Respecting Caitlin Jenner and Her Community Under the Law
For some time now, California labor law has protected transgendered individuals from discrimination and harassment. However, a decision by the Superior Court of California, County of Sacramento last spring held that denying transgender employees the right to use gender-identity appropriate facilities remains a violation of the state’s anti-discrimination laws, and other statutes entrenched in the California Labor Code.
That decision, released in March of 2014, held that transgendered employees in the state of California have the right to use gender-identity appropriate change room and washroom facilities in the state of California. Various other states have enacted similar updates to their laws.
Now, the Feds have finally entered the pool with an update to federal codes that mirror California and labor law, as well as similar laws in other jurisdictions related to transgendered individuals.
To that end, the Occupational Safety and Health Administration (OSHA) on June 1 published A Guide to Restroom Access for Transgender Workers.
“The core principle is that all employees, including transgender employees, should have access to restrooms that correspond to their gender identity,” said Assistant Secretary of Labor for Occupational Safety and Health Dr. David Michaels, in a released statement. “OSHA’s goal is to assure that employers provide a safe and healthful working environment for all employees.”
The guide itself is detailed, but in sum, the rule is stated simply thus: if a female has transgendered, either emotionally or physically (or both) to male and therefore identifies as male, then that individual has the right and freedom to use the men’s washroom.
The same holds true for Bruce Jenner, who now identifies as Caitlin. It wasn’t that long ago that Jenner was being interviewed on national television about his story and his ongoing transition to female, the gender to which Jenner now identifies. This week, the release of the Caitlin Jenner photo shoot for the cover of Vanity Fair is a stark representation of what Jenner was revealing just a few weeks ago.
Therefore, applying the Bruce Jenner/Caitlin Jenner example to the rule of law, Bruce Jenner identifies as female now (as Caitlin Jenner) and thus, has the right to use the women’s washroom.
The OSHA guide, and the corresponding law, is founded upon the core belief that all employees in the workplace should be permitted, without retaliation, use of the facility that best matches his or her gender identification. At the end of the day, however, the OSHA guide notes that the employee should determine “the most appropriate and safest option for him - or herself.”
OSHA also identifies best polices that provide additional options that transgendered employees may choose, but are at the same time not a requirement. Such options, as available, could include: “Single-occupancy gender-neutral (unisex) facilities, and: Use of multiple-occupant, gender-neutral restroom facilities with lockable single occupant stalls.
“Under these best practices, employees are not asked to provide any medical or legal documentation of their gender identity in order to have access to gender-appropriate facilities,” states the guideline. “In addition, no employee should be required to use a segregated facility apart from other employees because of their gender identity or transgender status. Under OSHA standards, employees generally may not be limited to using facilities that are an unreasonable distance or travel time from the employee’s worksite.”

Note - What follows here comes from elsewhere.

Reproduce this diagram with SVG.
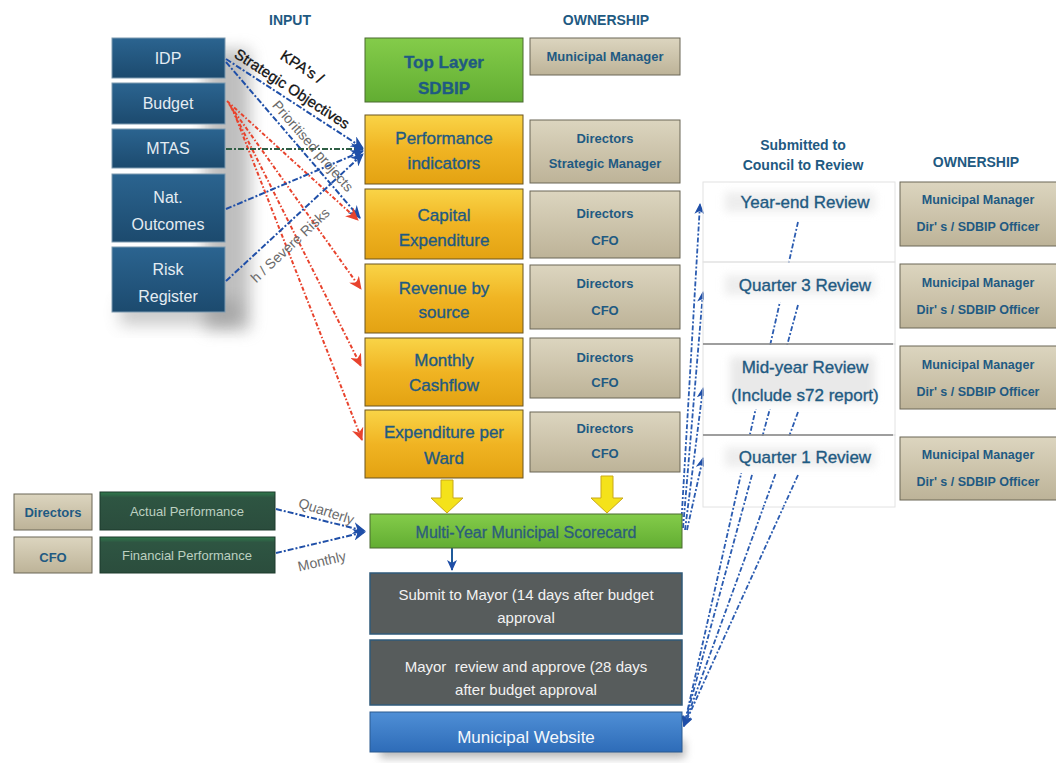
<svg xmlns="http://www.w3.org/2000/svg" width="1056" height="763" viewBox="0 0 1056 763">
<style>
  text { font-family: "Liberation Sans", Arial, sans-serif; }
  .hdr { font-size: 14px; font-weight: bold; fill: #1f5a82; text-anchor: middle; }
  .inp { font-size: 16px; fill: #e4ecf2; text-anchor: middle; }
  .ctr { font-size: 17px; fill: #1f5a82; text-anchor: middle; stroke: #1f5a82; stroke-width: 0.35; }
  .own { font-size: 13px; font-weight: bold; fill: #1f5a82; text-anchor: middle; }
  .own2 { font-size: 12.5px; font-weight: bold; fill: #1f5a82; text-anchor: middle; }
  .rev { font-size: 17px; fill: #1f5a82; text-anchor: middle; stroke: #1f5a82; stroke-width: 0.35; }
  .wht { font-size: 15px; fill: #f2f2f2; text-anchor: middle; }
  .perf { font-size: 13px; fill: #bcd0c0; text-anchor: middle; }
  .lbl { font-size: 15px; fill: #111; stroke: #111; stroke-width: 0.3; }
  .lblg { font-size: 14px; fill: #6a6a6a; }
  .inbox { fill: url(#gBlue); stroke: #7d9ab0; stroke-width: 1; }
  .orbox { fill: url(#gOrange); stroke: #6b5520; stroke-width: 1; }
  .tan { fill: url(#gTan); stroke: #6b6656; stroke-width: 1; }
  .gray { fill: #575c5c; stroke: #2f5a7a; stroke-width: 1.5; }
  .blue { fill: none; stroke: #1f4fa8; stroke-width: 2; stroke-dasharray: 6 2 2 2; }
  .blue2 { fill: none; stroke: #2a5bb0; stroke-width: 1.8; stroke-dasharray: 5 2 2 2; }
  .red { fill: none; stroke: #e8432d; stroke-width: 2; stroke-dasharray: 4 2 1.5 2; }
  .grn { fill: none; stroke: #2f5e45; stroke-width: 2; stroke-dasharray: 6 2 2 2; }
  .revbox { fill: none; stroke: #e2e2e2; stroke-width: 1; }
</style>
<defs>
  <linearGradient id="gBlue" x1="0" y1="0" x2="0" y2="1">
    <stop offset="0" stop-color="#2b6490"/>
    <stop offset="1" stop-color="#1c4a6e"/>
  </linearGradient>
  <linearGradient id="gOrange" x1="0" y1="0" x2="0" y2="1">
    <stop offset="0" stop-color="#f9d447"/>
    <stop offset="0.5" stop-color="#f0b423"/>
    <stop offset="1" stop-color="#e3a212"/>
  </linearGradient>
  <linearGradient id="gTan" x1="0" y1="0" x2="0" y2="1">
    <stop offset="0" stop-color="#dcd5bf"/>
    <stop offset="1" stop-color="#bdb398"/>
  </linearGradient>
  <linearGradient id="gGreen" x1="0" y1="0" x2="0" y2="1">
    <stop offset="0" stop-color="#84cc4a"/>
    <stop offset="1" stop-color="#62ad32"/>
  </linearGradient>
  <linearGradient id="gWeb" x1="0" y1="0" x2="0" y2="1">
    <stop offset="0" stop-color="#4f8fd6"/>
    <stop offset="1" stop-color="#2e6cb8"/>
  </linearGradient>
  <linearGradient id="gDkg" x1="0" y1="0" x2="0" y2="1">
    <stop offset="0" stop-color="#2f7a4c"/>
    <stop offset="0.15" stop-color="#2e5542"/>
    <stop offset="1" stop-color="#2b4d3d"/>
  </linearGradient>
  <filter id="blur8" x="-50%" y="-50%" width="200%" height="200%">
    <feGaussianBlur stdDeviation="8"/>
  </filter>
  <filter id="blur4" x="-50%" y="-50%" width="200%" height="200%">
    <feGaussianBlur stdDeviation="4"/>
  </filter>
  <marker id="aBlue" markerWidth="14" markerHeight="12" refX="12" refY="6" orient="auto" markerUnits="userSpaceOnUse">
    <path d="M0,0 L13,6 L0,12 L4,6 z" fill="#1f4fa8"/>
  </marker>
  <marker id="aRed" markerWidth="14" markerHeight="12" refX="12" refY="6" orient="auto" markerUnits="userSpaceOnUse">
    <path d="M0,0 L13,6 L0,12 L4,6 z" fill="#e8432d"/>
  </marker>
  <marker id="aNavy" markerWidth="12" markerHeight="10" refX="10" refY="5" orient="auto" markerUnits="userSpaceOnUse">
    <path d="M0,0 L11,5 L0,10 L3,5 z" fill="#1f4fa8"/>
  </marker>
</defs>

<rect x="0" y="0" width="1056" height="763" fill="#ffffff"/>

<!-- headers -->
<g id="headers">
  <text class="hdr" x="290" y="25">INPUT</text>
  <text class="hdr" x="606" y="25">OWNERSHIP</text>
  <text class="hdr" x="803" y="150">Submitted to</text>
  <text class="hdr" x="803" y="170">Council to Review</text>
  <text class="hdr" x="976" y="167">OWNERSHIP</text>
</g>

<!-- shadow of input column -->
<rect x="205" y="50" width="45" height="280" fill="#8a8a8a" opacity="0.55" filter="url(#blur8)"/>
<rect x="120" y="300" width="120" height="25" fill="#8a8a8a" opacity="0.45" filter="url(#blur8)"/>

<!-- input nodes -->
<g id="in-idp"><rect class="inbox" x="112" y="38" width="113" height="40"/><text class="inp" x="168" y="64">IDP</text></g>
<g id="in-budget"><rect class="inbox" x="112" y="83" width="113" height="41"/><text class="inp" x="168" y="109">Budget</text></g>
<g id="in-mtas"><rect class="inbox" x="112" y="129" width="113" height="39"/><text class="inp" x="168" y="154">MTAS</text></g>
<g id="in-nat"><rect class="inbox" x="112" y="174" width="113" height="68"/><text class="inp" x="168" y="203">Nat.</text><text class="inp" x="168" y="230">Outcomes</text></g>
<g id="in-risk"><rect class="inbox" x="112" y="247" width="113" height="65"/><text class="inp" x="168" y="275">Risk</text><text class="inp" x="168" y="302">Register</text></g>

<!-- connectors -->
<g id="connectors">
  <line class="blue" x1="226" y1="59" x2="363" y2="148" marker-end="url(#aBlue)"/>
  <line class="blue" x1="226" y1="62" x2="360" y2="218" marker-end="url(#aBlue)"/>
  <line class="red" x1="227" y1="101" x2="358" y2="220" marker-end="url(#aRed)"/>
  <line class="red" x1="229" y1="104" x2="361" y2="289" marker-end="url(#aRed)"/>
  <line class="red" x1="231" y1="107" x2="361" y2="366" marker-end="url(#aRed)"/>
  <line class="red" x1="233" y1="110" x2="362" y2="440" marker-end="url(#aRed)"/>
  <line class="grn" x1="226" y1="149" x2="363" y2="149" marker-end="url(#aBlue)"/>
  <line class="blue" x1="226" y1="209" x2="363" y2="151" marker-end="url(#aBlue)"/>
  <line class="blue" x1="226" y1="281" x2="363" y2="154" marker-end="url(#aBlue)"/>
  <line class="blue" x1="276" y1="509" x2="365" y2="531" marker-end="url(#aBlue)"/>
  <line class="blue" x1="276" y1="553" x2="365" y2="532" marker-end="url(#aBlue)"/>
  <line x1="452" y1="548" x2="452" y2="570" stroke="#1f5a9a" stroke-width="2" marker-end="url(#aNavy)"/>
  <line class="blue2" x1="681" y1="528" x2="700" y2="204" marker-end="url(#aNavy)"/>
  <line class="blue2" x1="683" y1="528" x2="703" y2="292" marker-end="url(#aNavy)"/>
  <line class="blue2" x1="685" y1="530" x2="703" y2="388" marker-end="url(#aNavy)"/>
  <line class="blue2" x1="687" y1="530" x2="703" y2="458" marker-end="url(#aNavy)"/>
  <line class="blue2" x1="798" y1="222" x2="684" y2="726" marker-end="url(#aNavy)"/>
  <line class="blue2" x1="798" y1="305" x2="684" y2="726" marker-end="url(#aNavy)"/>
  <line class="blue2" x1="798" y1="412" x2="684" y2="726" marker-end="url(#aNavy)"/>
  <line class="blue2" x1="798" y1="475" x2="684" y2="726" marker-end="url(#aNavy)"/>
</g>

<!-- connector labels -->
<g id="conn-labels">
  <text class="lbl" x="302" y="72" text-anchor="middle" transform="rotate(33 302 67)">KPA's /</text>
  <text class="lbl" x="292" y="94" text-anchor="middle" transform="rotate(33 292 89)">Strategic Objectives</text>
  <text class="lblg" x="313" y="151" text-anchor="middle" transform="rotate(49 313 146)">Prioritised projects</text>
  <text class="lblg" x="290" y="250" text-anchor="middle" transform="rotate(-43 290 245)">h / Severe Risks</text>
  <text class="lblg" x="326" y="516" text-anchor="middle" transform="rotate(18 326 512)">Quarterly</text>
  <text class="lblg" x="322" y="566" text-anchor="middle" transform="rotate(-13 322 562)">Monthly</text>
</g>

<!-- center column -->
<g id="top-layer"><rect x="365" y="38" width="158" height="64" fill="url(#gGreen)" stroke="#4a6b30" stroke-width="1"/><text class="ctr" x="444" y="68" font-weight="bold">Top Layer</text><text class="ctr" x="444" y="94" font-weight="bold">SDBIP</text></g>
<g id="own-mm"><rect class="tan" x="530" y="38" width="150" height="37"/><text class="own" x="605" y="61">Municipal Manager</text></g>

<g id="perf-ind"><rect class="orbox" x="365" y="115" width="158" height="69"/><text class="ctr" x="444" y="144">Performance</text><text class="ctr" x="444" y="169">indicators</text></g>
<g id="own-pi"><rect class="tan" x="530" y="120" width="150" height="63"/><text class="own" x="605" y="143">Directors</text><text class="own" x="605" y="168">Strategic Manager</text></g>

<g id="cap-exp"><rect class="orbox" x="365" y="189" width="158" height="70"/><text class="ctr" x="444" y="221">Capital</text><text class="ctr" x="444" y="246">Expenditure</text></g>
<g id="own-ce"><rect class="tan" x="530" y="191" width="150" height="67"/><text class="own" x="605" y="218">Directors</text><text class="own" x="605" y="245">CFO</text></g>

<g id="rev-src"><rect class="orbox" x="365" y="264" width="158" height="69"/><text class="ctr" x="444" y="294">Revenue by</text><text class="ctr" x="444" y="318">source</text></g>
<g id="own-rev"><rect class="tan" x="530" y="265" width="150" height="64"/><text class="own" x="605" y="288">Directors</text><text class="own" x="605" y="315">CFO</text></g>

<g id="cashflow"><rect class="orbox" x="365" y="338" width="158" height="68"/><text class="ctr" x="444" y="366">Monthly</text><text class="ctr" x="444" y="391">Cashflow</text></g>
<g id="own-mc"><rect class="tan" x="530" y="338" width="150" height="60"/><text class="own" x="605" y="362">Directors</text><text class="own" x="605" y="387">CFO</text></g>

<g id="exp-ward"><rect class="orbox" x="365" y="410" width="158" height="68"/><text class="ctr" x="444" y="438">Expenditure per</text><text class="ctr" x="444" y="464">Ward</text></g>
<g id="own-epw"><rect class="tan" x="530" y="412" width="150" height="60"/><text class="own" x="605" y="433">Directors</text><text class="own" x="605" y="458">CFO</text></g>

<!-- yellow block arrows -->
<g id="yellow-arrows">
  <path d="M441,480 L453,480 L453,498 L463,498 L447,513 L431,498 L441,498 z" fill="#f4e21a" stroke="#c9a818" stroke-width="1"/>
  <path d="M601,476 L613,476 L613,498 L623,498 L607,513 L591,498 L601,498 z" fill="#f4e21a" stroke="#c9a818" stroke-width="1"/>
</g>

<g id="scorecard"><rect x="370" y="514" width="312" height="34" fill="url(#gGreen)" stroke="#4a6b30" stroke-width="1"/><text x="526" y="538" font-size="16" fill="#2c5d7c" text-anchor="middle" stroke="#2c5d7c" stroke-width="0.3">Multi-Year Municipal Scorecard</text></g>

<g id="submit-mayor"><rect class="gray" x="370" y="573" width="312" height="61"/><text class="wht" x="526" y="600">Submit to Mayor (14 days after budget</text><text class="wht" x="526" y="623">approval</text></g>
<g id="mayor-review"><rect class="gray" x="370" y="640" width="312" height="65"/><text class="wht" x="526" y="672" xml:space="preserve">Mayor  review and approve (28 days</text><text class="wht" x="526" y="695">after budget approval</text></g>
<rect x="380" y="740" width="305" height="18" fill="#777" opacity="0.5" filter="url(#blur4)"/>
<g id="website"><rect x="370" y="712" width="312" height="40" fill="url(#gWeb)" stroke="#2a5a90" stroke-width="1"/><text x="526" y="743" font-size="17" fill="#f4f8fc" text-anchor="middle">Municipal Website</text></g>

<!-- bottom-left -->
<g id="own-directors"><rect class="tan" x="14" y="494" width="78" height="36"/><text class="own" x="53" y="517">Directors</text></g>
<g id="actual-perf"><rect x="100" y="492" width="175" height="38" fill="url(#gDkg)" stroke="#1d3a2c" stroke-width="1"/><text class="perf" x="187" y="516">Actual Performance</text></g>
<g id="own-cfo"><rect class="tan" x="14" y="537" width="78" height="36"/><text class="own" x="53" y="562">CFO</text></g>
<g id="fin-perf"><rect x="100" y="537" width="175" height="36" fill="url(#gDkg)" stroke="#1d3a2c" stroke-width="1"/><text class="perf" x="187" y="560">Financial Performance</text></g>

<!-- review boxes (upper part opaque, covering lines) -->
<g id="rev-yearend">
  <rect class="revbox" x="703" y="182" width="192" height="80"/>
  <rect x="704" y="183" width="190" height="37" fill="#ffffff"/>
  <rect x="725" y="192" width="150" height="20" fill="#e6e6e6" opacity="0.7" filter="url(#blur4)"/>
  <text class="rev" x="805" y="208">Year-end Review</text>
</g>
<g id="rev-q3">
  <rect class="revbox" x="703" y="262" width="192" height="82"/>
  <rect x="704" y="263" width="190" height="39" fill="#ffffff"/>
  <rect x="725" y="275" width="150" height="20" fill="#e6e6e6" opacity="0.7" filter="url(#blur4)"/>
  <text class="rev" x="805" y="291">Quarter 3 Review</text>
</g>
<g id="rev-mid">
  <rect class="revbox" x="703" y="344" width="192" height="91"/>
  <rect x="704" y="345" width="190" height="64" fill="#ffffff"/>
  <rect x="730" y="357" width="145" height="46" fill="#e0e0e0" opacity="0.7" filter="url(#blur4)"/>
  <text class="rev" x="805" y="373">Mid-year Review</text>
  <text class="rev" x="805" y="401">(Include s72 report)</text>
</g>
<g id="rev-q1">
  <rect class="revbox" x="703" y="435" width="192" height="72"/>
  <rect x="704" y="436" width="190" height="37" fill="#ffffff"/>
  <rect x="725" y="447" width="150" height="20" fill="#e6e6e6" opacity="0.7" filter="url(#blur4)"/>
  <text class="rev" x="805" y="463">Quarter 1 Review</text>
</g>
<line x1="703" y1="344" x2="893" y2="344" stroke="#555" stroke-width="1.2"/>
<line x1="703" y1="435" x2="893" y2="435" stroke="#555" stroke-width="1.2"/>

<!-- right ownership -->
<g id="own-yearend"><rect class="tan" x="900" y="182" width="160" height="64"/><text class="own2" x="978" y="204">Municipal Manager</text><text class="own2" x="978" y="231">Dir' s / SDBIP Officer</text></g>
<g id="own-q3"><rect class="tan" x="900" y="264" width="160" height="64"/><text class="own2" x="978" y="287">Municipal Manager</text><text class="own2" x="978" y="314">Dir' s / SDBIP Officer</text></g>
<g id="own-mid"><rect class="tan" x="900" y="346" width="160" height="63"/><text class="own2" x="978" y="369">Municipal Manager</text><text class="own2" x="978" y="396">Dir' s / SDBIP Officer</text></g>
<g id="own-q1"><rect class="tan" x="900" y="437" width="160" height="63"/><text class="own2" x="978" y="459">Municipal Manager</text><text class="own2" x="978" y="486">Dir' s / SDBIP Officer</text></g>
</svg>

The guidelines also speak to the existence of local and state laws and statutes, such as California labor employment law, about which all employees should be conversant.
To summarize, transgendering has long passed the signpost of sensationalism. Rather, gender identification in any form has progressed from tolerance to widespread acceptance; and yet another indication of this is the release, this summer, of Becoming Us, an unscripted “docuseries” on ABC Family, documenting the life of 17-year-old Ben Lehwald of Evanston, Illinois. In the series, which is produced by Ryan Seacrest Productions, Ben’s father Charlie transitions to Carly. The narrative is told from Ben’s perspective as he watches his dad go through his divorce from Ben’s mom Suzy, before undergoing gender reassignment surgery.
In the grand scheme of things, washroom assignment (or reassignment) should be the least of a transgendered individual’s worries. Nonetheless, it is an issue that many states have been grappling with for some time - including California and labor law observed by the state. Now, the Department of Labor through the OSHA guideline will ensure that the rights of everyone are quite properly observed and respected behind the washroom stall.
Caitlin Jenner will use the women’s washroom. It’s only appropriate. And it’s also the law.